Imagine Tux’s surprise when a cat, yes, a cat, slithered under the gate of the privacy deck right outside the family room’s French doors. At first, he was immobilized, stunned by the audacity of the animal. Grace was the first to react, racing to the glass doors and barking her outrage. Tux followed her, but before he could issue forth a single bark, the cat had slithered back under the gate.
The cat, however, wasn’t done with us. When it realized that the hounds from hell hadn’t been released on her, she turned around and came back. Yes, really. She came back. Then she added insult to injury and sauntered slowly and casually not more than a foot from the reaches of the world’s most frightening Cocker Spaniels. Not once did the arrogant cat look their way. She totally ignored them both. That took away their voices. No one had ever been so outrageous in their presence before. Had the cat lost her mind? Did she think there wouldn’t be consequences to her actions? What did she do next?
She lay down. Yes, she did. She laid down. The boards of the deck had undoubtedly been warmed by the morning sun. She laid down in the remaining patch of sunlight. What did Tux and Grace do? Nothing. They did nothing. They didn’t bark, they didn’t insist on being let out, they didn’t do anything. That’s how stunned they were at the cat’s behavior.
The cat, of course, lost interest in the game when Tux and Grace would do nothing but stare at her. She got up and stretched - first one rear leg and then the other. She calmly went out the way she had come in - slithering gracefully beneath the gate. She knew she’d won. I’m not sure Tux and Grace realized they’d been had. It took them several minutes to understand that the cat wasn’t coming back. She’d done what she’d set out to do. She shamed them both. Only they didn’t realize they’d been had.

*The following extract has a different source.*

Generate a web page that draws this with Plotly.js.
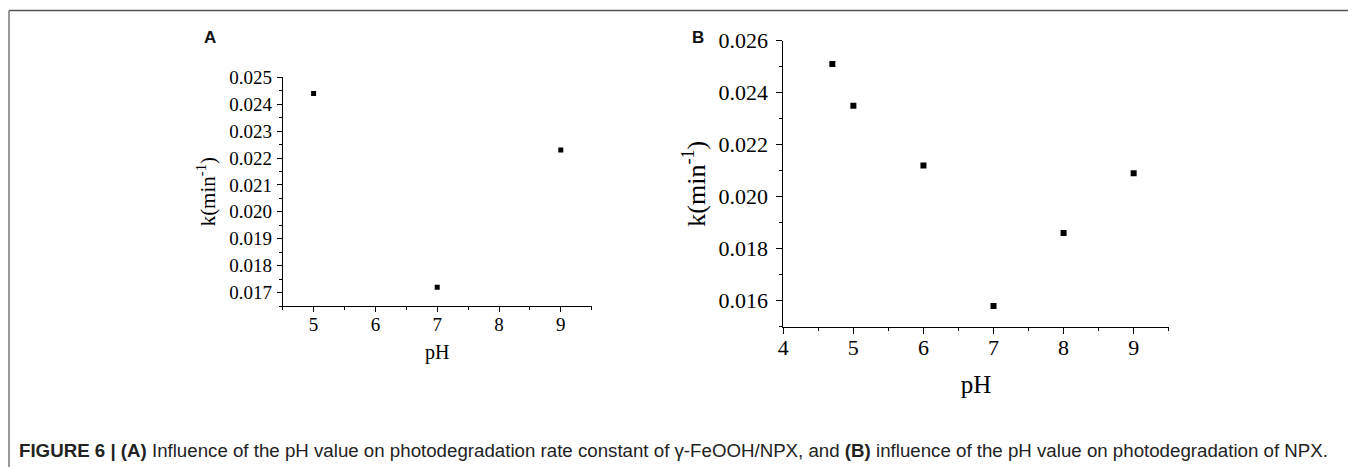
<!DOCTYPE html>
<html>
<head>
<meta charset="utf-8">
<script src="https://cdn.plot.ly/plotly-3.0.1.min.js"></script>
<style>
html,body{margin:0;padding:0;background:#fff;}
#chart{width:1348px;height:467px;}
</style>
</head>
<body>
<div id="chart"></div>
<script>
// Panel A data
const phA = [5, 7, 9];
const kA = [0.0244, 0.0172, 0.0223];
// Panel B data
const phB = [4.7, 5, 6, 7, 8, 9];
const kB = [0.0251, 0.0235, 0.0212, 0.0158, 0.0186, 0.0209];

const W = 1348, H = 467;
const px = x => x / W;
const py = y => 1 - y / H;

const serif = "Liberation Serif, Times New Roman, serif";
const sans = "Liberation Sans, Arial, sans-serif";

const traces = [
  {x: phA, y: kA, type: 'scatter', mode: 'markers', xaxis: 'x', yaxis: 'y',
   marker: {symbol: 'square', size: 5, color: '#000'}, hoverinfo: 'x+y'},
  {x: phB, y: kB, type: 'scatter', mode: 'markers', xaxis: 'x2', yaxis: 'y2',
   marker: {symbol: 'square', size: 6, color: '#000'}, hoverinfo: 'x+y'}
];

function axisBase(fs) {
  return {
    showgrid: false, zeroline: false, showline: true, linecolor: '#000', linewidth: 1,
    ticks: 'outside', tickcolor: '#000', tickwidth: 1, mirror: false,
    tickfont: {family: serif, size: fs, color: '#000'}
  };
}

const layout = {
  width: W, height: H,
  margin: {l: 0, r: 0, t: 0, b: 0},
  paper_bgcolor: '#fff', plot_bgcolor: '#fff',
  showlegend: false,
  xaxis: Object.assign(axisBase(19), {
    domain: [px(282.7), px(591.7)], range: [4.5, 9.5], anchor: 'y',
    tick0: 5, dtick: 1, ticklen: 5, ticklabelstandoff: -4,
    minor: {dtick: 0.5, tick0: 4.5, ticks: 'outside', ticklen: 3, tickcolor: '#000'},
    title: {text: 'pH', font: {family: serif, size: 20, color: '#000'}, standoff: 11}
  }),
  yaxis: Object.assign(axisBase(19), {
    domain: [py(306), py(77.3)], range: [0.0165, 0.025], anchor: 'x',
    tick0: 0.017, dtick: 0.001, tickformat: '.3f', ticklen: 5, ticklabelstandoff: 1,
    minor: {dtick: 0.0005, tick0: 0.0165, ticks: 'outside', ticklen: 3, tickcolor: '#000'},
    title: {text: 'k(min<sup>-1</sup>)', font: {family: serif, size: 21, color: '#000'}, standoff: 7}
  }),
  xaxis2: Object.assign(axisBase(22), {
    domain: [px(783.3), px(1168.7)], range: [4, 9.5], anchor: 'y2',
    tick0: 4, dtick: 1, ticklen: 6, ticklabelstandoff: -5,
    minor: {dtick: 0.5, tick0: 4, ticks: 'outside', ticklen: 3, tickcolor: '#000'},
    title: {text: 'pH', font: {family: serif, size: 25, color: '#000'}, standoff: 16}
  }),
  yaxis2: Object.assign(axisBase(22), {
    domain: [py(326.7), py(40.7)], range: [0.015, 0.026], anchor: 'x2',
    tick0: 0.016, dtick: 0.002, tickformat: '.3f', ticklen: 6, ticklabelstandoff: 4,
    minor: {dtick: 0.001, tick0: 0.015, ticks: 'outside', ticklen: 3, tickcolor: '#000'},
    title: {text: 'k(min<sup>-1</sup>)', font: {family: serif, size: 26, color: '#000'}, standoff: 5}
  }),
  shapes: [
    {type: 'line', xref: 'paper', yref: 'paper', x0: px(9), x1: 1, y0: py(10.5), y1: py(10.5),
     line: {color: '#555', width: 1.5}},
    {type: 'line', xref: 'paper', yref: 'paper', x0: px(9), x1: px(9), y0: py(10.5), y1: 0,
     line: {color: '#777', width: 1.5}}
  ],
  annotations: [
    {text: '<b>A</b>', xref: 'paper', yref: 'paper', x: px(210), y: py(38), xanchor: 'center', yanchor: 'middle',
     showarrow: false, font: {family: sans, size: 17, color: '#111'}},
    {text: '<b>B</b>', xref: 'paper', yref: 'paper', x: px(698), y: py(37.5), xanchor: 'center', yanchor: 'middle',
     showarrow: false, font: {family: sans, size: 17, color: '#111'}},
    {text: '<b>FIGURE 6 | (A)</b> Influence of the pH value on photodegradation rate constant of γ-FeOOH/NPX, and <b>(B)</b> influence of the pH value on photodegradation of NPX.',
     xref: 'paper', yref: 'paper', x: px(17), y: py(450), xanchor: 'left', yanchor: 'middle',
     showarrow: false, font: {family: sans, size: 18.7, color: '#222'}}
  ]
};

Plotly.newPlot('chart', traces, layout, {displayModeBar: false, staticPlot: true});
</script>
</body>
</html>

Hours later, Tux is still checking out the deck. The cat hasn’t come back. If she does, however, Tux will be ready for her this time.
Lesson Learned
We can sometimes be stunned into silence by the arrogance of another. That doesn’t mean we don’t care or, indeed, we condone the behavior of the arrogant one. What it does mean, though, is that if we don’t find our voice and our willingness to act, the arrogant one will assume we condone his behavior and use our silence and inaction against us. Sound familiar? It should since it’s exactly what the politicians are doing to us right now.